**Exercise brief:** Go through the entries one line at a time, and gather every line that has the word "this".

|---|

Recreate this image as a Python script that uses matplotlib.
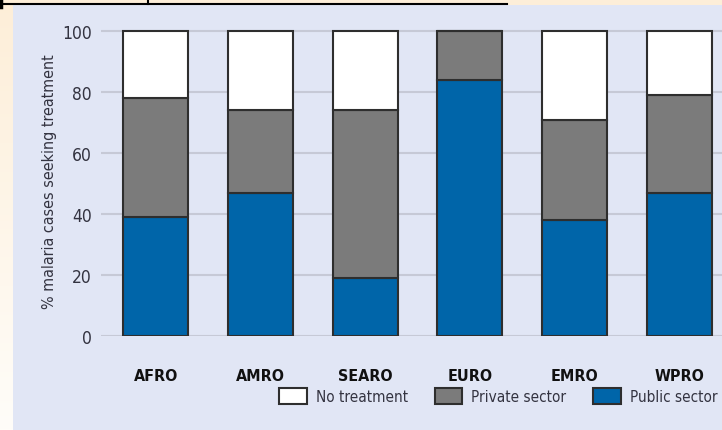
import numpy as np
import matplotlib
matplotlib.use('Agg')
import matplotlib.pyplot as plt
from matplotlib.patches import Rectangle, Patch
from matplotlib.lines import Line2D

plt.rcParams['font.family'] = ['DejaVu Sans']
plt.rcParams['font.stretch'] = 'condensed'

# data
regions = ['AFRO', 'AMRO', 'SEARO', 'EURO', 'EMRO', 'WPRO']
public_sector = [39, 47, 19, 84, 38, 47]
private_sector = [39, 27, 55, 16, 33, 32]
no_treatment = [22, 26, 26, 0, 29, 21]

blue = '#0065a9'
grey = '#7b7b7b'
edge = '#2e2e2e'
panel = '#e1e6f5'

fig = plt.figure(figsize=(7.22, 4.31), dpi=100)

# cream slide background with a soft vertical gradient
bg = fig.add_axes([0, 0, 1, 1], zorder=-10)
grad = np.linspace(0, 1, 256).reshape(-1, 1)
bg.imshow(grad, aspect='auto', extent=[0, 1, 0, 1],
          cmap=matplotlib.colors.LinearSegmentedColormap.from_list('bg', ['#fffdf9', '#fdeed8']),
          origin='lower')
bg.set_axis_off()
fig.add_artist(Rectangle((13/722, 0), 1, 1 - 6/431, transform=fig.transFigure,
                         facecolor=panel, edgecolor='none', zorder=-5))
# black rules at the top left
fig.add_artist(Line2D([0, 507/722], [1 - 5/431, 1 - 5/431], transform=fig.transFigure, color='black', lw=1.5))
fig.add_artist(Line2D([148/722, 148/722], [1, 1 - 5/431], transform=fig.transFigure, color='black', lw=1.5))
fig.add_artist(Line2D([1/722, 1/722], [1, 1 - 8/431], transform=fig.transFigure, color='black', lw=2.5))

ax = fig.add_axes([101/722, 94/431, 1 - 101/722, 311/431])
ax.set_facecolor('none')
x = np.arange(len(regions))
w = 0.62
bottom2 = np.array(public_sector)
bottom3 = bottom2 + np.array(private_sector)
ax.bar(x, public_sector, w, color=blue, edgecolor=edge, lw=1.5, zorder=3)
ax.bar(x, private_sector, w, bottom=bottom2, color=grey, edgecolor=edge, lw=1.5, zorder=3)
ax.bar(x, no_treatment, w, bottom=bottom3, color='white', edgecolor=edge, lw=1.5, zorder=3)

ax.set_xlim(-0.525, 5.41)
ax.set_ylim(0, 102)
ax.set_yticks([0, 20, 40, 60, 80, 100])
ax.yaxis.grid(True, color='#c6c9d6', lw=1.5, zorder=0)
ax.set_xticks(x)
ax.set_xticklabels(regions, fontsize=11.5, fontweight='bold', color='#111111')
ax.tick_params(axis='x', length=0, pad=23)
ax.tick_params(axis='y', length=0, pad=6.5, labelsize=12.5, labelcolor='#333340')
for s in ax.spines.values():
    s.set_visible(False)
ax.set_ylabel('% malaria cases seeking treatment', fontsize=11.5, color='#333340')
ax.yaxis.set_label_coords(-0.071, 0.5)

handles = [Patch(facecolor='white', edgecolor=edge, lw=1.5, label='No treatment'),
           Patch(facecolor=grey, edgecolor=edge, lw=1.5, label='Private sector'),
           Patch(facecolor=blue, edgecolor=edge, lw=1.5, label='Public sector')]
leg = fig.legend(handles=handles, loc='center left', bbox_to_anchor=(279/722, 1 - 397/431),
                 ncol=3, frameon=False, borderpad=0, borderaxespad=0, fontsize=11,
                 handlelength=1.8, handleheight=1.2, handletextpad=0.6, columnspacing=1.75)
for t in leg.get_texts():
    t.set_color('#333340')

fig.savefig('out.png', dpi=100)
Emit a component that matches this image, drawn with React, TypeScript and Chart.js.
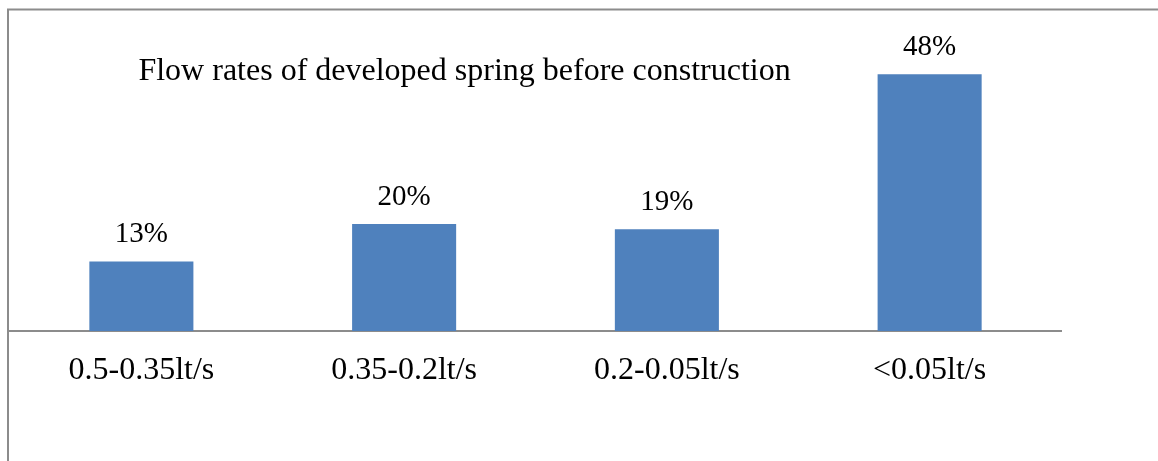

|---|

**Completed task:**
Recreate this image as a Python script that uses matplotlib.
Emit a component that matches this image, drawn with React, TypeScript and Chart.js.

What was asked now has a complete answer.